Keep computers in a “public” location, rather than in their bedroom. At your discretion, it may be a good idea to routinely check computer and phone history and require that you know the passwords to all of your teen’s accounts… but keep in mind that infringing on their right to privacy may only push them further away.

In a nutshell, trust your child enough to give them leash and don’t violate their privacy without justifiable cause. However, maintain the ability to check up on your teen if they begin to show suspicious behavior. This can be achieved through an internet monitoring app.

Establish boundaries.

Boundaries, rules, and guidelines can be applied to behaviors that are allowed on social media… as well as the amount of time allowed to spend on social media. Teenagers with smart phones tend to be more interested in the cyber world and oblivious to the real world around them, but as a parent you can set the rules to prevent this from happening.

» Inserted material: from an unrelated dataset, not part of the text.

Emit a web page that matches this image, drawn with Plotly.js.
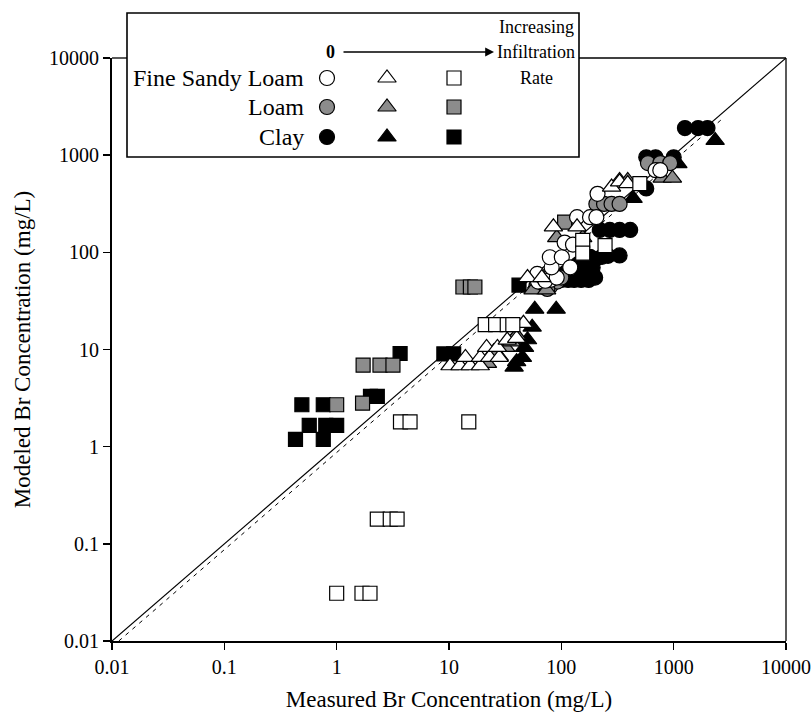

Stay informed of the threats.

Internet safety is about so much more than online predators or identity theft. In fact, teenagers are not the only vulnerable internet users.

Even parents can make mistakes on social media!!! Did you know that you should never brag about an upcoming vacation, and when you take a vacation you should wait until you return home to post pictures?

It helps to know the tricks and trends, because the more likely online threats are much more common—such as falling victim to a spambot.